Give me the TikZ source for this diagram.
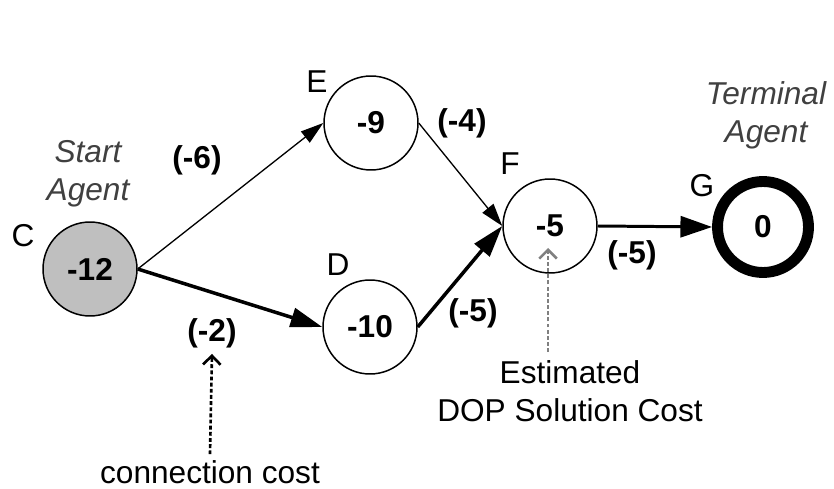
\documentclass[tikz,border=0pt]{standalone}
\usepackage{fontspec}
\setmainfont{Liberation Sans}
\usetikzlibrary{arrows.meta}

\begin{document}
\begin{tikzpicture}[x=0.02cm, y=-0.02cm,
	every node/.style={font=\fontsize{18}{21.5}\selectfont},
	agent/.style={circle, draw, line width=0.85pt, minimum size=1.88cm, inner sep=0pt, font=\fontsize{18}{21.5}\selectfont\bfseries},
	cost/.style={font=\fontsize{18}{21.5}\selectfont\bfseries},
	role/.style={align=center, text=black!75, font=\fontsize{18}{21.5}\selectfont\itshape},
	thinlink/.style={line width=0.75pt, -{Triangle[length=13pt,width=8pt]}},
	thicklink/.style={line width=2pt, -{Triangle[length=18pt,width=11pt]}},
	note/.style={line width=1.5pt, dash pattern=on 2.2pt off 1.3pt, -{Straight Barb[length=5pt,width=10pt]}}]
		\useasboundingbox (0,0) rectangle (834,489);
		% agents
		\node[agent, fill=black!25] (C) at (90,269) {-12};
		\node[agent] (E) at (371,123) {-9};
		\node[agent] (D) at (370,327) {-10};
		\node[agent] (F) at (550,226) {-5};
		\node[agent, line width=6.2pt, minimum size=1.82cm] (G) at (763,227) {0};
		\node (nameC) at (23,236) {C};
		\node (nameE) at (317,82) {E};
		\node (nameD) at (338,265) {D};
		\node (nameF) at (510,164) {F};
		\node (nameG) at (702,186) {G};
		\node[role] (start) at (88,174) {Start\\Agent};
		\node[role] (term) at (766,115) {Terminal\\Agent};
		% links
		\draw[thinlink] (C.east) -- (E.west);
		\draw[thicklink] (C.east) -- (D.west);
		\draw[thinlink] (E.east) -- (F.west);
		\draw[thicklink] (D.east) -- (F.west);
		\draw[line width=1.7pt, -{Triangle[length=18pt,width=12pt]}] (F.east) -- (G.west);
		\node[cost] (cCE) at (197,160) {(-6)};
		\node[cost] (cCD) at (212,333) {(-2)};
		\node[cost] (cEF) at (462,123) {(-4)};
		\node[cost] (cDF) at (473,313) {(-5)};
		\node[cost] (cFG) at (632,255) {(-5)};
		% notes
		\node (conn) at (210,472) {connection cost};
		\node[align=center] (est) at (570,391) {Estimated\\DOP Solution Cost};
		\draw[note] (conn.north) -- (cCD.south);
		\coordinate (estfoot) at (548,352);
		\coordinate (esttip) at (548,248);
		\draw[note, draw=black!50] (estfoot) -- (esttip);
\end{tikzpicture}
\end{document}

**Work to be completed**
All of the material above is to be copied exactly, except for its images.

**Result below**
Give me the TikZ source for this diagram.
\documentclass[tikz,border=0pt]{standalone}
\usepackage{fontspec}
\setmainfont{Liberation Sans}
\usetikzlibrary{arrows.meta}

\begin{document}
\begin{tikzpicture}[x=0.02cm, y=-0.02cm,
	every node/.style={font=\fontsize{18}{21.5}\selectfont},
	agent/.style={circle, draw, line width=0.85pt, minimum size=1.88cm, inner sep=0pt, font=\fontsize{18}{21.5}\selectfont\bfseries},
	cost/.style={font=\fontsize{18}{21.5}\selectfont\bfseries},
	role/.style={align=center, text=black!75, font=\fontsize{18}{21.5}\selectfont\itshape},
	thinlink/.style={line width=0.75pt, -{Triangle[length=13pt,width=8pt]}},
	thicklink/.style={line width=2pt, -{Triangle[length=18pt,width=11pt]}},
	note/.style={line width=1.5pt, dash pattern=on 2.2pt off 1.3pt, -{Straight Barb[length=5pt,width=10pt]}}]
		\useasboundingbox (0,0) rectangle (834,489);
		% agents
		\node[agent, fill=black!25] (C) at (90,269) {-12};
		\node[agent] (E) at (371,123) {-9};
		\node[agent] (D) at (370,327) {-10};
		\node[agent] (F) at (550,226) {-5};
		\node[agent, line width=6.2pt, minimum size=1.82cm] (G) at (763,227) {0};
		\node (nameC) at (23,236) {C};
		\node (nameE) at (317,82) {E};
		\node (nameD) at (338,265) {D};
		\node (nameF) at (510,164) {F};
		\node (nameG) at (702,186) {G};
		\node[role] (start) at (88,174) {Start\\Agent};
		\node[role] (term) at (766,115) {Terminal\\Agent};
		% links
		\draw[thinlink] (C.east) -- (E.west);
		\draw[thicklink] (C.east) -- (D.west);
		\draw[thinlink] (E.east) -- (F.west);
		\draw[thicklink] (D.east) -- (F.west);
		\draw[line width=1.7pt, -{Triangle[length=18pt,width=12pt]}] (F.east) -- (G.west);
		\node[cost] (cCE) at (197,160) {(-6)};
		\node[cost] (cCD) at (212,333) {(-2)};
		\node[cost] (cEF) at (462,123) {(-4)};
		\node[cost] (cDF) at (473,313) {(-5)};
		\node[cost] (cFG) at (632,255) {(-5)};
		% notes
		\node (conn) at (210,472) {connection cost};
		\node[align=center] (est) at (570,391) {Estimated\\DOP Solution Cost};
		\draw[note] (conn.north) -- (cCD.south);
		\coordinate (estfoot) at (548,352);
		\coordinate (esttip) at (548,248);
		\draw[note, draw=black!50] (estfoot) -- (esttip);
\end{tikzpicture}
\end{document}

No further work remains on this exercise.